The goal of author stubbornness?
I recently had a case at BRIA where in the decision letter I stated “The key for successful resolution of the issues identified by the reviewers is proof that the results are not statistical method of analysis dependent.” The decision letter went on to suggest a variety of tests that could be done to rule out the issue of method dependency. How did the authors reply? A two page ramble in the text of the paper about why their method was most appropriate.
What inference can I draw as an editor from such a reply? That the results are so substantially weaker if other valid methods are employed that the authors did not want to disclose them. If the results are so method dependent then are they really results that we want to report in our literature? As Bob Libby used to say about experiments, if you cannot see the difference you are reporting by examining cell means, maybe what you found is a dust mite not a mountain (okay not exactly what Bob said but close enough to get the point).
Really, we can’t all publish in the American 3?!
Kris Hardies ( a heck of a good sort and one I am normally sypatico with) recently published a blog entry at the EAA ARC ( https://arc.eaa-online.org/blog/we-simply-cant-all-be-publishing-top-journals ). Really? “No sh*t Sherlock” as an expression, somewhat blue in nature, goes in North America! (Expression means, for non North American English readers, that is not a surprise with an allusion to the famous fictional British “consulting detective” Sherlock Holmes).
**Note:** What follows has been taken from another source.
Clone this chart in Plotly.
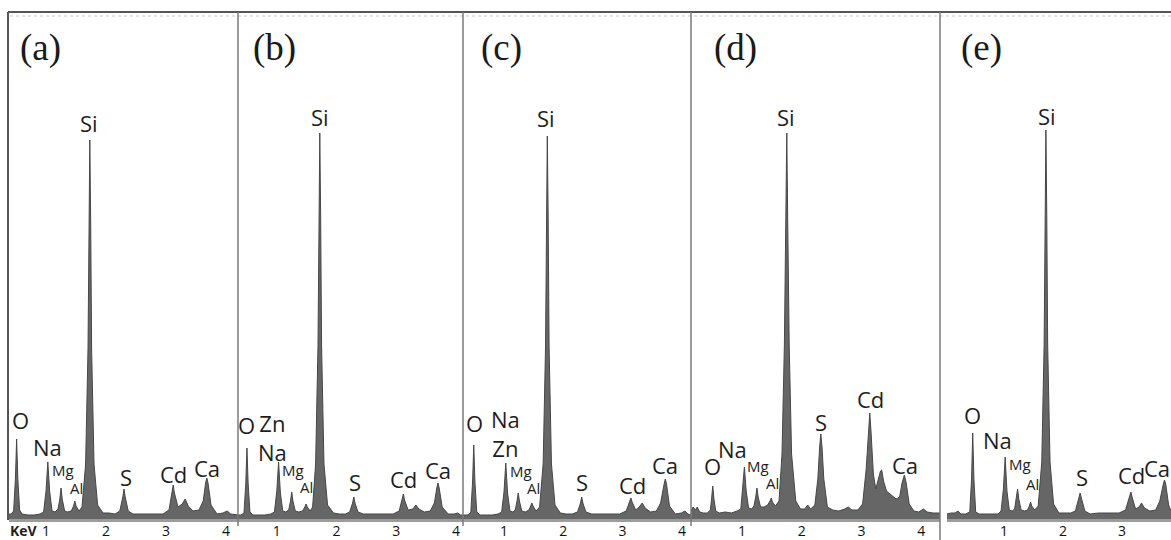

Kris’s argument is that there are at least 3000 publishing Accounting academics in the world and over a five year period there is not room for three thousand authors in the American Three! But who has agency here?
Is it not our fellow academy members in our own universities that decide we will only count Three ( or 4 or 5 or 6 or 10) journals? When I see commentaries like this I just cringe as it assumes that bright PHD’s have no agency in the matter!! You can find a different school, you can fight for change in your school, you can publish where you want and challenge any negative performance evaluation as arbitrary and unreasonable!
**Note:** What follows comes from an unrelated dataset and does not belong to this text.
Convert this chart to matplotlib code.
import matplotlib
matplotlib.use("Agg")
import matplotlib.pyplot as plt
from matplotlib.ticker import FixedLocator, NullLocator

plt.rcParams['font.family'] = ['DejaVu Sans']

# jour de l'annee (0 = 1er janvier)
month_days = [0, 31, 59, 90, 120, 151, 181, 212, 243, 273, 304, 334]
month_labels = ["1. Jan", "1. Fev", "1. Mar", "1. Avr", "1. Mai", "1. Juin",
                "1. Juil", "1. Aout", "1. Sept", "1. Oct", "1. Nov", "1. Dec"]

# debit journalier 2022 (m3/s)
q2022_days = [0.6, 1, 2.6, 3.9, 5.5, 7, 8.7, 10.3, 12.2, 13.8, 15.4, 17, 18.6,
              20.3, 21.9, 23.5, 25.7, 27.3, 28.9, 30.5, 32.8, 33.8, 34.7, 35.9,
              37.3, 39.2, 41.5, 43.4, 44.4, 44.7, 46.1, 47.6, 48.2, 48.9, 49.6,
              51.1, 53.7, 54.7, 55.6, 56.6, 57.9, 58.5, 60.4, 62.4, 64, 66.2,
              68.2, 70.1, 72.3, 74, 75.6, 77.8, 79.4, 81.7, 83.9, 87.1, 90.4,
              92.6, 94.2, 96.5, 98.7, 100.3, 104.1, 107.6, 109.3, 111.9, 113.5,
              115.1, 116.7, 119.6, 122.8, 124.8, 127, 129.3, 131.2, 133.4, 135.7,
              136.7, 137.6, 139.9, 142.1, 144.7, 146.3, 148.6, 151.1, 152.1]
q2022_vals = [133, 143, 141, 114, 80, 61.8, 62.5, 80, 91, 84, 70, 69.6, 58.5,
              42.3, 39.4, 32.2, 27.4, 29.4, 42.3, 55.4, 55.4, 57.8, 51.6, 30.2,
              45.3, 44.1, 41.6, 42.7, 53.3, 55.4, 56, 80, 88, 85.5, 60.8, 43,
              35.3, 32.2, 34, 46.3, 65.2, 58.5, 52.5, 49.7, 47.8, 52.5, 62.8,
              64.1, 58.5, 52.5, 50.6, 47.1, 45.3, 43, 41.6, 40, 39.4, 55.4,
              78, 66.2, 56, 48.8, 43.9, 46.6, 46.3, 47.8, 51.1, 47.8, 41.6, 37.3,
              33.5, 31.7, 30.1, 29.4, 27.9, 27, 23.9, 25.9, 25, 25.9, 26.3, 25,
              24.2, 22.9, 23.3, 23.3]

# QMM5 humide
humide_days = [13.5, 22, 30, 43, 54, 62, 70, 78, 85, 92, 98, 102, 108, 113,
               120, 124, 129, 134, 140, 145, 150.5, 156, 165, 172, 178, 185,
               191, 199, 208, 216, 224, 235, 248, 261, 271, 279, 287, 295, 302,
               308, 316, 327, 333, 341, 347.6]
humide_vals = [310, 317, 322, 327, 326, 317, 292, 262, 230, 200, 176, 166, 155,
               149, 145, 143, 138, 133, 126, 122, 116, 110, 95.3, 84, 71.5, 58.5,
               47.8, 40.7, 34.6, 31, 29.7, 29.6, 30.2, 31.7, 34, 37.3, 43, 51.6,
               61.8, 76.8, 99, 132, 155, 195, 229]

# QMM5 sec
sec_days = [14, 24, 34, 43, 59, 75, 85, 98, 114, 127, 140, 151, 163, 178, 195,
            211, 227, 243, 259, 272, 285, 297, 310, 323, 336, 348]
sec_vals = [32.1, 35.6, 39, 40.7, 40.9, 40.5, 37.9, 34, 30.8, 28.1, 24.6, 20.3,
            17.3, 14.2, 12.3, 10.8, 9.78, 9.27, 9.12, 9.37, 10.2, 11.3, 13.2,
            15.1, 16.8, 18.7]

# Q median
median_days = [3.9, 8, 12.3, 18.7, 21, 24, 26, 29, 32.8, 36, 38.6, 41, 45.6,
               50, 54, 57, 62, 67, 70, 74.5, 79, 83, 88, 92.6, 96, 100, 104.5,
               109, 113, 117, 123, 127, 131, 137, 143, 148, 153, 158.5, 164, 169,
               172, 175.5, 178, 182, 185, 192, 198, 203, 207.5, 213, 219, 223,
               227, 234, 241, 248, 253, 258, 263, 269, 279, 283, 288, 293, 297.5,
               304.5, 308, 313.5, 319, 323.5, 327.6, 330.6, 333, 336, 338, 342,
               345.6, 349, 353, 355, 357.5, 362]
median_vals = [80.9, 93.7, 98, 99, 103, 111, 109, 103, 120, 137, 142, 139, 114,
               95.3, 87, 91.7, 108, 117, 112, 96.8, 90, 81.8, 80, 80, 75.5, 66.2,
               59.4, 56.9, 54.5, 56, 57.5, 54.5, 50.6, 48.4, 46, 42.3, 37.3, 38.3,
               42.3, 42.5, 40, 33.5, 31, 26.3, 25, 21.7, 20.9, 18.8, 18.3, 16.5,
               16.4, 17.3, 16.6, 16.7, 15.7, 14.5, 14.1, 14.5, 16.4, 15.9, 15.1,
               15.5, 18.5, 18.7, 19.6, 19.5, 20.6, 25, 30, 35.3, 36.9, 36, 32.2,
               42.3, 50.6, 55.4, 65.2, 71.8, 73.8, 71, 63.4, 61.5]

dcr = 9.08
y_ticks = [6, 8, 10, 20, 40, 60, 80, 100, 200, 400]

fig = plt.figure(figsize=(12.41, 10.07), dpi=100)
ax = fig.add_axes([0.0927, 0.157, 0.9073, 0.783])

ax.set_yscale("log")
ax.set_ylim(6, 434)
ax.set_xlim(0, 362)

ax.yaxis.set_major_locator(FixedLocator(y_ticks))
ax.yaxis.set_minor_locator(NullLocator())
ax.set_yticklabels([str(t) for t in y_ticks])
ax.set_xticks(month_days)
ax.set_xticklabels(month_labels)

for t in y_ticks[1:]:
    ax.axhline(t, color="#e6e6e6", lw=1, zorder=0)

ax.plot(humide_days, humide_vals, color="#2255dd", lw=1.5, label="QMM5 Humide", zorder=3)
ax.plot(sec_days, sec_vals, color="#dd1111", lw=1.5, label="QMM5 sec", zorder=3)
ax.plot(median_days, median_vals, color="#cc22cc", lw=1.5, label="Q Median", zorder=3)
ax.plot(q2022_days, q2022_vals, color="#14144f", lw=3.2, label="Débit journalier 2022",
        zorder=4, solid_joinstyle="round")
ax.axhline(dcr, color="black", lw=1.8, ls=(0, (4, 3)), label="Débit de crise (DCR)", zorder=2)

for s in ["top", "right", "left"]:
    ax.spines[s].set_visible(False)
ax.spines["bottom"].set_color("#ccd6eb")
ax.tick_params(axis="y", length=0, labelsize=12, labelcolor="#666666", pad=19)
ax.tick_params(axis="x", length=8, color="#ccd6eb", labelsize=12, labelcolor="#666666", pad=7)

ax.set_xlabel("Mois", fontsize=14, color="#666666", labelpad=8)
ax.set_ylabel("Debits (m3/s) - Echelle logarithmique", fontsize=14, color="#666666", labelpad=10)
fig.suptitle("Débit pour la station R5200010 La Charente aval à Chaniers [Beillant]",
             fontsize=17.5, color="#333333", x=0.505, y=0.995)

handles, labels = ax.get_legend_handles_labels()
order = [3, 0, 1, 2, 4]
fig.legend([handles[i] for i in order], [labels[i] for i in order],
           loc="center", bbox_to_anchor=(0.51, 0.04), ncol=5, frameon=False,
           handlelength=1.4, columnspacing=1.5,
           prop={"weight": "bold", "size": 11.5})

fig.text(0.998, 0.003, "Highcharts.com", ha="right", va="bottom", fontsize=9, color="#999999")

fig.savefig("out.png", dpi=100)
The one thing you should not do is to attempt to blindly conform and not publish your research at all in the best journals you can publish in! After all countless prize winning articles have been published outside the American Three. Yet to not publish at all is the reaction I have seen frequently to such edicts by schools and rants like Kris’s ( sorry Kris . . . .).
A longer blog vacation than a real one!
I thought I would be back blogging a lot sooner than I was! The end of summer rush at BRIA caught me by surprise (although I should know better). A bit more disconcerting was the passing of founding BRIA Editor Ken Euske over the summer! In any event I am back.
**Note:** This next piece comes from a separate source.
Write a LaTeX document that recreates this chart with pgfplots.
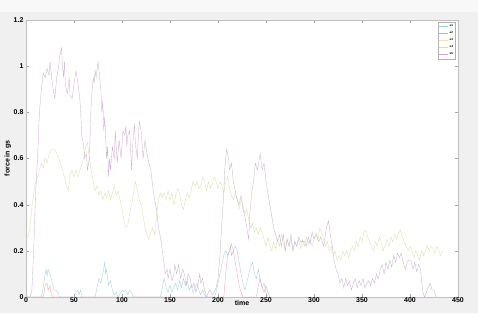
\documentclass[border=0pt]{standalone}
\usepackage{pgfplots}
\pgfplotsset{compat=1.18}
\usepackage{fontspec}
\setmainfont{Liberation Sans}
\definecolor{figbg}{RGB}{240,240,240}
\definecolor{topbg}{RGB}{248,248,248}
\definecolor{mauve}{RGB}{200,172,206}
\definecolor{ygreen}{RGB}{218,222,168}
\definecolor{cyanl}{RGB}{150,205,218}
\definecolor{redl}{RGB}{238,158,168}
\definecolor{orangel}{RGB}{242,226,172}
\begin{document}
\begin{tikzpicture}
\useasboundingbox (0pt,0pt) rectangle (478pt,313pt);
\fill[figbg] (0pt,0pt) rectangle (478pt,313pt);
\fill[topbg] (0pt,301pt) rectangle (478pt,313pt);
\begin{axis}[
  at={(26pt,16pt)}, anchor=origin,
  scale only axis, width=432pt, height=277pt,
  xmin=0, xmax=450, ymin=0, ymax=1.2,
  xtick={0,50,...,450}, ytick={0,0.2,...,1.2},
  axis background/.style={fill=white},
  axis line style={black!25},
  tick style={black!35},
  tick align=inside, major tick length=3pt,
  every tick label/.append style={font=\bfseries\fontsize{7}{8}\selectfont},
  /pgf/number format/assume math mode=true,
  xticklabel style={yshift=3pt},
  yticklabel style={xshift=1pt},
  yticklabel style={/pgf/number format/fixed},
  xlabel={time}, ylabel={force in gs},
  label style={font=\bfseries\fontsize{7}{8}\selectfont},
  xlabel style={at={(axis description cs:0.5,0)}, anchor=center, yshift=-6pt},
  ylabel style={at={(axis description cs:-0.042,0.5)}, anchor=center},
  legend style={at={(0.995,0.993)}, anchor=north east, draw=black!30,
    font=\bfseries\fontsize{3}{3.5}\selectfont, inner sep=0.6pt, row sep=-0.6pt,
    legend cell align=left},
  legend image code/.code={\draw[#1] (0pt,0pt) -- (9pt,0pt);},
  every axis plot/.append style={line width=0.3pt},
]
\addplot[cyanl] coordinates {(0,0)(16,0)(18,0.04)(20,0.1)(21,0.12)(22,0.09)(23,0.12)(25,0.1)(27,0.07)(29,0.03)(31,0.03)(33,0.02)(35,0)(50,0)(52,0.02)(54,0.03)(55,0.01)(57,0.03)(58,0)(72,0)(74,0.04)(76,0.08)(78,0.06)(80,0.1)(82,0.15)(83,0.1)(84,0.12)(86,0.05)(88,0.07)(90,0.03)(92,0.01)(94,0.02)(96,0)(100,0.03)(102,0.02)(104,0.03)(106,0.01)(108,0.03)(110,0.02)(112,0)(140,0)(142,0.04)(144,0.08)(146,0.04)(148,0.02)(150,0.05)(152,0.02)(154,0.04)(156,0.06)(158,0.03)(160,0.07)(162,0.04)(164,0.08)(166,0.05)(168,0.07)(170,0.03)(172,0.05)(174,0.02)(176,0.04)(178,0.06)(180,0.03)(182,0.01)(184,0.03)(186,0.01)(188,0)(196,0)(198,0.02)(200,0.06)(202,0.1)(204,0.14)(206,0.18)(208,0.2)(210,0.18)(212,0.2)(214,0.23)(216,0.2)(218,0.22)(220,0.2)(222,0.15)(224,0.1)(226,0.06)(228,0.03)(230,0.06)(232,0.1)(234,0.13)(236,0.15)(238,0.1)(240,0.08)(242,0.12)(244,0.07)(246,0.04)(248,0.06)(250,0.02)(252,0)};
\addlegendentry{a1}
\addplot[redl] coordinates {(0,0)(18,0)(20,0.05)(22,0.06)(23,0.03)(25,0.05)(26,0.02)(28,0)(206,0)(208,0.1)(210,0.18)(212,0.2)(213,0.22)(214,0.18)(216,0.2)(218,0.15)(220,0.1)(222,0.05)(224,0.02)(226,0)(240,0)(242,0.05)(244,0.08)(246,0.04)(248,0.02)(250,0.05)(252,0.02)(254,0)};
\addlegendentry{a2}
\addlegendimage{orangel}
\addlegendentry{a3}
\addplot[ygreen] coordinates {(0,0.25)(2,0.26)(4,0.3)(6,0.38)(8,0.45)(10,0.5)(12,0.52)(14,0.55)(16,0.58)(18,0.56)(20,0.6)(22,0.58)(24,0.62)(26,0.64)(28,0.64)(30,0.64)(32,0.62)(34,0.6)(36,0.58)(38,0.55)(40,0.52)(42,0.48)(44,0.46)(46,0.53)(48,0.55)(50,0.52)(52,0.55)(54,0.52)(56,0.55)(58,0.57)(60,0.6)(62,0.65)(64,0.67)(66,0.6)(68,0.55)(70,0.5)(72,0.46)(74,0.48)(76,0.44)(78,0.46)(80,0.42)(82,0.45)(84,0.43)(86,0.46)(88,0.42)(90,0.45)(92,0.48)(94,0.44)(96,0.46)(98,0.42)(100,0.38)(102,0.33)(104,0.3)(106,0.31)(108,0.36)(110,0.4)(112,0.45)(114,0.5)(116,0.46)(118,0.42)(120,0.4)(122,0.35)(124,0.3)(126,0.27)(128,0.25)(130,0.28)(132,0.3)(134,0.27)(136,0.35)(138,0.42)(140,0.45)(142,0.43)(144,0.45)(146,0.42)(148,0.46)(150,0.42)(152,0.45)(154,0.4)(156,0.44)(158,0.47)(160,0.45)(162,0.4)(164,0.38)(166,0.42)(168,0.45)(170,0.43)(172,0.46)(174,0.5)(176,0.48)(178,0.5)(180,0.47)(182,0.48)(184,0.52)(186,0.5)(188,0.46)(190,0.5)(192,0.47)(194,0.49)(196,0.52)(198,0.5)(200,0.47)(202,0.5)(204,0.48)(206,0.45)(208,0.5)(210,0.52)(212,0.47)(214,0.44)(216,0.42)(218,0.45)(220,0.42)(222,0.38)(224,0.42)(226,0.4)(228,0.36)(230,0.38)(232,0.33)(234,0.3)(236,0.32)(238,0.28)(240,0.3)(242,0.27)(244,0.3)(246,0.28)(248,0.25)(250,0.22)(252,0.26)(254,0.22)(256,0.2)(258,0.24)(260,0.21)(262,0.25)(264,0.22)(266,0.27)(268,0.24)(270,0.2)(272,0.25)(274,0.22)(276,0.25)(278,0.2)(280,0.24)(282,0.22)(284,0.25)(286,0.21)(288,0.25)(290,0.22)(292,0.26)(294,0.23)(296,0.25)(298,0.22)(300,0.25)(302,0.28)(304,0.25)(306,0.3)(308,0.28)(310,0.25)(312,0.22)(314,0.24)(316,0.2)(318,0.22)(320,0.18)(322,0.2)(324,0.16)(326,0.18)(328,0.16)(330,0.2)(332,0.18)(334,0.2)(336,0.17)(338,0.2)(340,0.22)(342,0.2)(344,0.24)(346,0.22)(348,0.26)(350,0.24)(352,0.28)(354,0.29)(356,0.26)(358,0.24)(360,0.22)(362,0.2)(364,0.24)(366,0.22)(368,0.26)(370,0.24)(372,0.2)(374,0.22)(376,0.25)(378,0.22)(380,0.26)(382,0.24)(384,0.27)(386,0.25)(388,0.28)(390,0.29)(392,0.26)(394,0.24)(396,0.22)(398,0.2)(400,0.22)(402,0.2)(404,0.17)(406,0.2)(408,0.18)(410,0.16)(412,0.2)(414,0.18)(416,0.2)(418,0.22)(420,0.2)(422,0.22)(424,0.21)(426,0.19)(428,0.22)(430,0.2)(432,0.18)(434,0.2)};
\addlegendentry{a4}
\addplot[mauve] coordinates {(0,0)(4,0)(6,0.02)(8,0.2)(10,0.45)(12,0.6)(14,0.8)(16,0.9)(18,0.97)(20,0.95)(22,0.99)(24,0.96)(25,1.02)(27,0.94)(29,0.88)(30,0.86)(32,0.95)(34,1.0)(35,1.04)(37,1.08)(38,1.0)(39,0.95)(40,1.02)(41,0.92)(43,0.88)(45,0.95)(46,0.87)(48,0.86)(50,0.92)(52,0.98)(54,0.93)(56,0.86)(57,0.8)(58,0.7)(60,0.66)(61,0.6)(63,0.62)(64,0.55)(66,0.6)(68,0.85)(70,0.95)(71,0.93)(72,0.98)(73,0.95)(75,1.02)(76,0.98)(78,0.9)(79,0.8)(80,0.85)(81,0.72)(82,0.78)(84,0.6)(85,0.65)(86,0.52)(87,0.6)(88,0.55)(90,0.65)(92,0.6)(93,0.72)(95,0.58)(97,0.68)(99,0.6)(101,0.72)(103,0.7)(104,0.74)(105,0.65)(106,0.7)(108,0.72)(110,0.55)(111,0.65)(113,0.75)(114,0.66)(116,0.6)(117,0.7)(118,0.76)(120,0.72)(122,0.6)(124,0.68)(126,0.62)(128,0.58)(130,0.55)(132,0.48)(134,0.42)(136,0.38)(138,0.3)(140,0.26)(142,0.2)(144,0.14)(145,0.1)(147,0.12)(148,0.08)(150,0.12)(152,0.07)(154,0.1)(155,0.14)(157,0.1)(159,0.14)(161,0.08)(163,0.12)(165,0.1)(167,0.05)(169,0.1)(171,0.08)(173,0.04)(175,0.06)(177,0.02)(179,0.05)(181,0.1)(182,0.06)(184,0.08)(186,0.03)(188,0)(190,0.02)(192,0.03)(194,0.01)(196,0.02)(198,0.04)(200,0.08)(202,0.18)(204,0.32)(206,0.45)(207,0.55)(208,0.6)(209,0.64)(211,0.6)(212,0.55)(214,0.58)(216,0.5)(218,0.46)(220,0.42)(222,0.4)(224,0.44)(226,0.38)(228,0.35)(230,0.3)(232,0.25)(233,0.35)(235,0.45)(237,0.5)(239,0.58)(241,0.55)(243,0.6)(244,0.62)(246,0.55)(248,0.58)(250,0.5)(252,0.45)(254,0.4)(256,0.35)(258,0.3)(260,0.27)(262,0.24)(264,0.27)(266,0.22)(268,0.27)(270,0.2)(272,0.25)(274,0.22)(276,0.27)(278,0.2)(280,0.24)(282,0.22)(284,0.26)(286,0.24)(290,0.24)(292,0.22)(294,0.26)(296,0.23)(298,0.28)(300,0.25)(302,0.27)(305,0.24)(307,0.26)(310,0.22)(313,0.3)(315,0.33)(317,0.27)(319,0.22)(321,0.16)(323,0.12)(325,0.1)(327,0.06)(329,0.08)(331,0.04)(333,0.08)(335,0.05)(337,0.07)(339,0.03)(341,0.06)(343,0.08)(345,0.04)(347,0.07)(349,0.05)(351,0.08)(353,0.04)(355,0.06)(357,0.07)(359,0.05)(361,0.08)(363,0.06)(365,0.1)(367,0.08)(369,0.12)(371,0.14)(373,0.1)(375,0.15)(377,0.12)(379,0.16)(381,0.13)(383,0.18)(385,0.15)(387,0.19)(389,0.17)(391,0.19)(393,0.15)(395,0.12)(397,0.15)(399,0.16)(401,0.16)(403,0.12)(405,0.15)(407,0.11)(409,0.14)(411,0.12)(413,0.03)(415,0)(417,0.02)(419,0.04)(421,0.06)(423,0.03)(425,0.03)(427,0)};
\addlegendentry{a5}
\end{axis}
\end{tikzpicture}
\end{document}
First my condolences to Professor Euske’s family. We at BRIA will not leave his death unmarked and there are several folks helping to get together an appropriate memorial article about his contributions to the academy.
Second, we continue to be fortunate with the set of papers sent into BRIA. But folks need to realize I am not, despite my rep in some circles, the journal. Sometimes I will suggest authors submit papers to the journal and both reviewers say “NO”! That is why I have only solicited one paper during my editorship and that paper is a 30 year retrospective about the academic accounting research world from a social and behavioural perspective. All other papers have outcome uncertainty associated with submission. Indeed, the only time I have ever gone against both reviewers saying “NO” is when I ex ante documented why I expected them to say “no” and that is what they said with the expected reasons!